The task -> Restate the data word for word and leave the images out.

Dataset extract ->

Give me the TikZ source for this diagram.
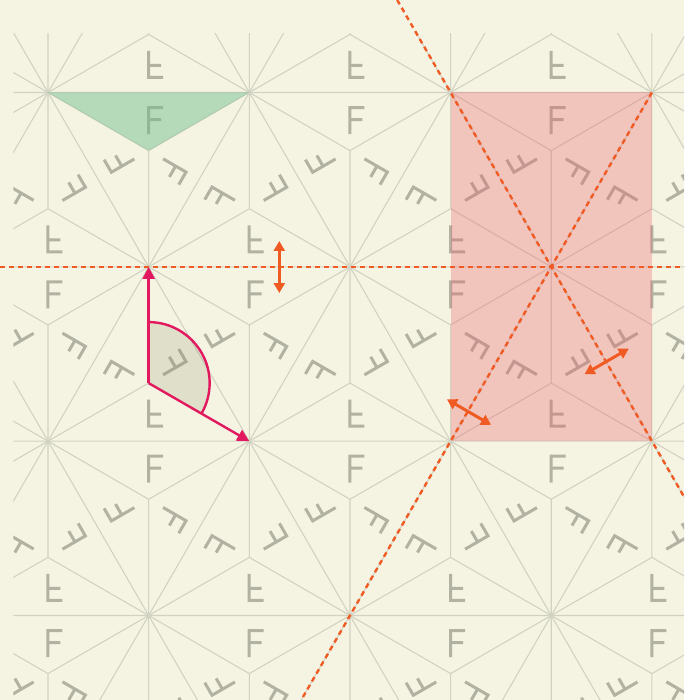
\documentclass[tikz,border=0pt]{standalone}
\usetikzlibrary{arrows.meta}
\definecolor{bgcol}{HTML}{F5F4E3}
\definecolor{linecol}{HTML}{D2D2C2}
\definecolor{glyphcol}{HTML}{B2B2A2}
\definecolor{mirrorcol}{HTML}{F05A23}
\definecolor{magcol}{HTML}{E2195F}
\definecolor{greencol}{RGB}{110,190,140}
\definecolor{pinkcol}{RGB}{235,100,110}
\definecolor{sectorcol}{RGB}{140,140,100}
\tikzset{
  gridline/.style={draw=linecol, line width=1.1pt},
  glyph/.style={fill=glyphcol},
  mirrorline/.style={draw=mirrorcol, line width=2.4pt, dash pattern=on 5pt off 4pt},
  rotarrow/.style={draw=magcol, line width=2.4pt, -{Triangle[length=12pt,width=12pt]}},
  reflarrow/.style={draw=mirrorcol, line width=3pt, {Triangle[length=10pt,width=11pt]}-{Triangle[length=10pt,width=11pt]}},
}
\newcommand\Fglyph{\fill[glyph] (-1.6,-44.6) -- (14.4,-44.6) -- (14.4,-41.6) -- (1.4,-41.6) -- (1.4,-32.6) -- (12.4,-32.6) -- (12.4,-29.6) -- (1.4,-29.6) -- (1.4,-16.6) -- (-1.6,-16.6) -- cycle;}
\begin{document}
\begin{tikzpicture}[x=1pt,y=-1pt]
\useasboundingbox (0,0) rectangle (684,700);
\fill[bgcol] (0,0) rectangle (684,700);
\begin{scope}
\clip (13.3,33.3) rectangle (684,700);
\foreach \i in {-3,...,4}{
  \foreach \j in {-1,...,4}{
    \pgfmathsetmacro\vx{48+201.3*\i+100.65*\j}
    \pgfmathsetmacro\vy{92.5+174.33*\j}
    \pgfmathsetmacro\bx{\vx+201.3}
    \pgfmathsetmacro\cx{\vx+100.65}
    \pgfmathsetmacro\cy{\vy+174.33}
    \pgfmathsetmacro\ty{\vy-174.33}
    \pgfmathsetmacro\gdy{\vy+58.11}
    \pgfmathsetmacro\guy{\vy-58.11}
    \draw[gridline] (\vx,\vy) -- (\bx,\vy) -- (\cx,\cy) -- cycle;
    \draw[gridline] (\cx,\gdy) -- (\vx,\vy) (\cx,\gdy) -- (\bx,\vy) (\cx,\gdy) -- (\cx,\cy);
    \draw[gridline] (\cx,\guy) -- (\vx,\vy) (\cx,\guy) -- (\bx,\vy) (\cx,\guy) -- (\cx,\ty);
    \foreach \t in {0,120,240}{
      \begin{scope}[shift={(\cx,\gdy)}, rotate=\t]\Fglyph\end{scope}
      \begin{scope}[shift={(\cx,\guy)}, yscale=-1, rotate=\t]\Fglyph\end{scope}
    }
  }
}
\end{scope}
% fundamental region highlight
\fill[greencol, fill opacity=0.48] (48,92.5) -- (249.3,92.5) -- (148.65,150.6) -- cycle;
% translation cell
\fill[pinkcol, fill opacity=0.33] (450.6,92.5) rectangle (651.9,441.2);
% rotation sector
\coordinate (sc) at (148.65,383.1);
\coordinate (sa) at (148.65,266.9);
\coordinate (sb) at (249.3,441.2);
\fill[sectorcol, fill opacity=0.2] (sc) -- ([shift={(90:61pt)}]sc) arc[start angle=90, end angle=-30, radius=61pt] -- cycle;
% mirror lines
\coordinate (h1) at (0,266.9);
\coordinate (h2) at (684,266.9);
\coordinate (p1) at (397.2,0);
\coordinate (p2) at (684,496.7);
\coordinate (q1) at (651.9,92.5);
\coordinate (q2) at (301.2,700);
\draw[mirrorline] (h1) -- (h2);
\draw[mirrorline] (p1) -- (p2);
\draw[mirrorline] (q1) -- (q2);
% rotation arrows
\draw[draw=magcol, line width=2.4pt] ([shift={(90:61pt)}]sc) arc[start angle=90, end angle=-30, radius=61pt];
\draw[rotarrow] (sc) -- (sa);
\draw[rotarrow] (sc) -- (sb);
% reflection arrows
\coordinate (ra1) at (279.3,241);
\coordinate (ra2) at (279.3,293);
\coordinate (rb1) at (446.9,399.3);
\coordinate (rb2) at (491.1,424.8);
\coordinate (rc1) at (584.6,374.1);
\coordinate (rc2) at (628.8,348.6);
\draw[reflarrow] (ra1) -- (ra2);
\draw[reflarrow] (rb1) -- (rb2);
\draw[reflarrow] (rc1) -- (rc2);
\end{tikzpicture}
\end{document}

Written solution ->
Give me the TikZ source for this diagram.
\documentclass[tikz,border=0pt]{standalone}
\usetikzlibrary{arrows.meta}
\definecolor{bgcol}{HTML}{F5F4E3}
\definecolor{linecol}{HTML}{D2D2C2}
\definecolor{glyphcol}{HTML}{B2B2A2}
\definecolor{mirrorcol}{HTML}{F05A23}
\definecolor{magcol}{HTML}{E2195F}
\definecolor{greencol}{RGB}{110,190,140}
\definecolor{pinkcol}{RGB}{235,100,110}
\definecolor{sectorcol}{RGB}{140,140,100}
\tikzset{
  gridline/.style={draw=linecol, line width=1.1pt},
  glyph/.style={fill=glyphcol},
  mirrorline/.style={draw=mirrorcol, line width=2.4pt, dash pattern=on 5pt off 4pt},
  rotarrow/.style={draw=magcol, line width=2.4pt, -{Triangle[length=12pt,width=12pt]}},
  reflarrow/.style={draw=mirrorcol, line width=3pt, {Triangle[length=10pt,width=11pt]}-{Triangle[length=10pt,width=11pt]}},
}
\newcommand\Fglyph{\fill[glyph] (-1.6,-44.6) -- (14.4,-44.6) -- (14.4,-41.6) -- (1.4,-41.6) -- (1.4,-32.6) -- (12.4,-32.6) -- (12.4,-29.6) -- (1.4,-29.6) -- (1.4,-16.6) -- (-1.6,-16.6) -- cycle;}
\begin{document}
\begin{tikzpicture}[x=1pt,y=-1pt]
\useasboundingbox (0,0) rectangle (684,700);
\fill[bgcol] (0,0) rectangle (684,700);
\begin{scope}
\clip (13.3,33.3) rectangle (684,700);
\foreach \i in {-3,...,4}{
  \foreach \j in {-1,...,4}{
    \pgfmathsetmacro\vx{48+201.3*\i+100.65*\j}
    \pgfmathsetmacro\vy{92.5+174.33*\j}
    \pgfmathsetmacro\bx{\vx+201.3}
    \pgfmathsetmacro\cx{\vx+100.65}
    \pgfmathsetmacro\cy{\vy+174.33}
    \pgfmathsetmacro\ty{\vy-174.33}
    \pgfmathsetmacro\gdy{\vy+58.11}
    \pgfmathsetmacro\guy{\vy-58.11}
    \draw[gridline] (\vx,\vy) -- (\bx,\vy) -- (\cx,\cy) -- cycle;
    \draw[gridline] (\cx,\gdy) -- (\vx,\vy) (\cx,\gdy) -- (\bx,\vy) (\cx,\gdy) -- (\cx,\cy);
    \draw[gridline] (\cx,\guy) -- (\vx,\vy) (\cx,\guy) -- (\bx,\vy) (\cx,\guy) -- (\cx,\ty);
    \foreach \t in {0,120,240}{
      \begin{scope}[shift={(\cx,\gdy)}, rotate=\t]\Fglyph\end{scope}
      \begin{scope}[shift={(\cx,\guy)}, yscale=-1, rotate=\t]\Fglyph\end{scope}
    }
  }
}
\end{scope}
% fundamental region highlight
\fill[greencol, fill opacity=0.48] (48,92.5) -- (249.3,92.5) -- (148.65,150.6) -- cycle;
% translation cell
\fill[pinkcol, fill opacity=0.33] (450.6,92.5) rectangle (651.9,441.2);
% rotation sector
\coordinate (sc) at (148.65,383.1);
\coordinate (sa) at (148.65,266.9);
\coordinate (sb) at (249.3,441.2);
\fill[sectorcol, fill opacity=0.2] (sc) -- ([shift={(90:61pt)}]sc) arc[start angle=90, end angle=-30, radius=61pt] -- cycle;
% mirror lines
\coordinate (h1) at (0,266.9);
\coordinate (h2) at (684,266.9);
\coordinate (p1) at (397.2,0);
\coordinate (p2) at (684,496.7);
\coordinate (q1) at (651.9,92.5);
\coordinate (q2) at (301.2,700);
\draw[mirrorline] (h1) -- (h2);
\draw[mirrorline] (p1) -- (p2);
\draw[mirrorline] (q1) -- (q2);
% rotation arrows
\draw[draw=magcol, line width=2.4pt] ([shift={(90:61pt)}]sc) arc[start angle=90, end angle=-30, radius=61pt];
\draw[rotarrow] (sc) -- (sa);
\draw[rotarrow] (sc) -- (sb);
% reflection arrows
\coordinate (ra1) at (279.3,241);
\coordinate (ra2) at (279.3,293);
\coordinate (rb1) at (446.9,399.3);
\coordinate (rb2) at (491.1,424.8);
\coordinate (rc1) at (584.6,374.1);
\coordinate (rc2) at (628.8,348.6);
\draw[reflarrow] (ra1) -- (ra2);
\draw[reflarrow] (rb1) -- (rb2);
\draw[reflarrow] (rc1) -- (rc2);
\end{tikzpicture}
\end{document}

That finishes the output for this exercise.